**GIVEN TASK:**
Print verbatim the opening line of the material and every subsequent line through the one containing "Arial, Helvetica, sans-serif';".

**DATASET EXTRACT:**

★ ★ ★ ★ ★

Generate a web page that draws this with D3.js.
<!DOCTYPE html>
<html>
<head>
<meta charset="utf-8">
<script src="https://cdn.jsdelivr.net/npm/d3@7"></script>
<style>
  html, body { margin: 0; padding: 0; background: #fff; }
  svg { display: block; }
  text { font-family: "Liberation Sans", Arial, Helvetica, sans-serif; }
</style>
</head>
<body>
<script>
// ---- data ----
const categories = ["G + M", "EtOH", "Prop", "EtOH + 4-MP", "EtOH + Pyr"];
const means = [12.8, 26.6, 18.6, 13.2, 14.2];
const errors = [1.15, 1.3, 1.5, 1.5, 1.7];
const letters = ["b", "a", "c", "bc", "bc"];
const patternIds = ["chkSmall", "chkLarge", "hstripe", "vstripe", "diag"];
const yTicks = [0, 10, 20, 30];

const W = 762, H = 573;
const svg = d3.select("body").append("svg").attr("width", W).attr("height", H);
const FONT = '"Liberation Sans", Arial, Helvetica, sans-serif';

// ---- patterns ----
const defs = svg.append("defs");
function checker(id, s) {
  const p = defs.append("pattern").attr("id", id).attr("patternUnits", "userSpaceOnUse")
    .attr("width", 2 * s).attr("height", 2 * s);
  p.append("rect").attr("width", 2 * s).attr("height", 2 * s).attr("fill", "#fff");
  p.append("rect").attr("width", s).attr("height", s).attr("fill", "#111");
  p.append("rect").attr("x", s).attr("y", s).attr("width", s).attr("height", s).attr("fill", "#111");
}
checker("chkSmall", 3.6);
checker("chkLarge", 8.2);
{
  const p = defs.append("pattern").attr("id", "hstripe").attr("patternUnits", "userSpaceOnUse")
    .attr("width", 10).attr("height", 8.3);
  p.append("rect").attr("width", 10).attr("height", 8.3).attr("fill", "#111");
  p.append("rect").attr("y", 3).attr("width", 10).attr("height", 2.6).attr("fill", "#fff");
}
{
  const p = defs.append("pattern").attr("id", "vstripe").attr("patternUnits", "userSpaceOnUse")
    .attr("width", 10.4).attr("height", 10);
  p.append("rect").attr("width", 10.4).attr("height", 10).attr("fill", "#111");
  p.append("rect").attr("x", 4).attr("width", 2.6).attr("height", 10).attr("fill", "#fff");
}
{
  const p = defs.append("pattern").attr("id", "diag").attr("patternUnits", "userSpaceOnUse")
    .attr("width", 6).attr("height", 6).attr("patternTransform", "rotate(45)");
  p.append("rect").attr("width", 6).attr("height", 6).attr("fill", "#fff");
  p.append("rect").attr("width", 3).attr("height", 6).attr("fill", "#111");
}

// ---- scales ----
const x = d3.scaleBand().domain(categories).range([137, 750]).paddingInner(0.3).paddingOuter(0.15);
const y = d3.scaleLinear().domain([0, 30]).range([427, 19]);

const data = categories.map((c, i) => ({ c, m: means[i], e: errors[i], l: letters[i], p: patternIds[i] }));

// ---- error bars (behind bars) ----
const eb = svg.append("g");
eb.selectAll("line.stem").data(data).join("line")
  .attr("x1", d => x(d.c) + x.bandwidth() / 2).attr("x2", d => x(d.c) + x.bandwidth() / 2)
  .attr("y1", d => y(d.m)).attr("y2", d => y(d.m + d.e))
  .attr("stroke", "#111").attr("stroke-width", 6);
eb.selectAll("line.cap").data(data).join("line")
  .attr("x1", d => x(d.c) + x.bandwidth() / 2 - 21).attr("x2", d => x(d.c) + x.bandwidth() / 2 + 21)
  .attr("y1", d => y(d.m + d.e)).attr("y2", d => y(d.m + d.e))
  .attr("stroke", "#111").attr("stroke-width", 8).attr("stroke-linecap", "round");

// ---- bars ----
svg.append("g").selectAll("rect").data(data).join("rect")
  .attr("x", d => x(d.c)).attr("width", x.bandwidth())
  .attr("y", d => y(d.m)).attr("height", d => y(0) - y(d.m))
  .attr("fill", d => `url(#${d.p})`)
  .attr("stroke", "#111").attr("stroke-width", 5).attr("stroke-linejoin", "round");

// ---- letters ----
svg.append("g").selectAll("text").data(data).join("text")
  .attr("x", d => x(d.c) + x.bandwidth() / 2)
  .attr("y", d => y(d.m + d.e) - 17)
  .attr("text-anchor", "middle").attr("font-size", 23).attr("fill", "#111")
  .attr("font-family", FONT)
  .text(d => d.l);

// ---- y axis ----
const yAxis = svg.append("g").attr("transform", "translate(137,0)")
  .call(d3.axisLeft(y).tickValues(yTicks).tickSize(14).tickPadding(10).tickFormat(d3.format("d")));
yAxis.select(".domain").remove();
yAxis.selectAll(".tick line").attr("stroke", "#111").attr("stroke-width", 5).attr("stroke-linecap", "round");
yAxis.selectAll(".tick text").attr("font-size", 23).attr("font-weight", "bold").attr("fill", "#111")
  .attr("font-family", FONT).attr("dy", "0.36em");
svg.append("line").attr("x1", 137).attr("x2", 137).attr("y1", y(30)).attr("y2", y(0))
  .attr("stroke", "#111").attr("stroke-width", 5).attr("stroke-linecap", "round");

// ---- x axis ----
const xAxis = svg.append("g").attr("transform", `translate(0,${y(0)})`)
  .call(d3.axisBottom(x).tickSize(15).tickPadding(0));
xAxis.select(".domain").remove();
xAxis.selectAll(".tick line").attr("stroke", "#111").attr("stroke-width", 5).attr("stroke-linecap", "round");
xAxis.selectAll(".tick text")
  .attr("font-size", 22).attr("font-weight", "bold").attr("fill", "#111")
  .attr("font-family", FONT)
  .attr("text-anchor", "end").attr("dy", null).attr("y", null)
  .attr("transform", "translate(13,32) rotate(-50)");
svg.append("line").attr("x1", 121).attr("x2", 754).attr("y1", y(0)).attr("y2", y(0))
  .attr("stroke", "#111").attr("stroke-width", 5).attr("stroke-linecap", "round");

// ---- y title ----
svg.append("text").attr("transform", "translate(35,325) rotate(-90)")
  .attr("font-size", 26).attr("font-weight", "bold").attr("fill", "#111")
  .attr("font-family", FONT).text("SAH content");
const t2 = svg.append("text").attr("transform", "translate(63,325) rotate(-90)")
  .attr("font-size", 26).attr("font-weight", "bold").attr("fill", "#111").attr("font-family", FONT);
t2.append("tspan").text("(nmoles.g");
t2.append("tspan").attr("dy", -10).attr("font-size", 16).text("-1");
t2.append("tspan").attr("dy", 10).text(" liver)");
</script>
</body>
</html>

★ ★ ★ ★ ★

**WRITTEN RESPONSE:**
Generate a web page that draws this with D3.js.
<!DOCTYPE html>
<html>
<head>
<meta charset="utf-8">
<script src="https://cdn.jsdelivr.net/npm/d3@7"></script>
<style>
  html, body { margin: 0; padding: 0; background: #fff; }
  svg { display: block; }
  text { font-family: "Liberation Sans", Arial, Helvetica, sans-serif; }
</style>
</head>
<body>
<script>
// ---- data ----
const categories = ["G + M", "EtOH", "Prop", "EtOH + 4-MP", "EtOH + Pyr"];
const means = [12.8, 26.6, 18.6, 13.2, 14.2];
const errors = [1.15, 1.3, 1.5, 1.5, 1.7];
const letters = ["b", "a", "c", "bc", "bc"];
const patternIds = ["chkSmall", "chkLarge", "hstripe", "vstripe", "diag"];
const yTicks = [0, 10, 20, 30];

const W = 762, H = 573;
const svg = d3.select("body").append("svg").attr("width", W).attr("height", H);
const FONT = '"Liberation Sans", Arial, Helvetica, sans-serif';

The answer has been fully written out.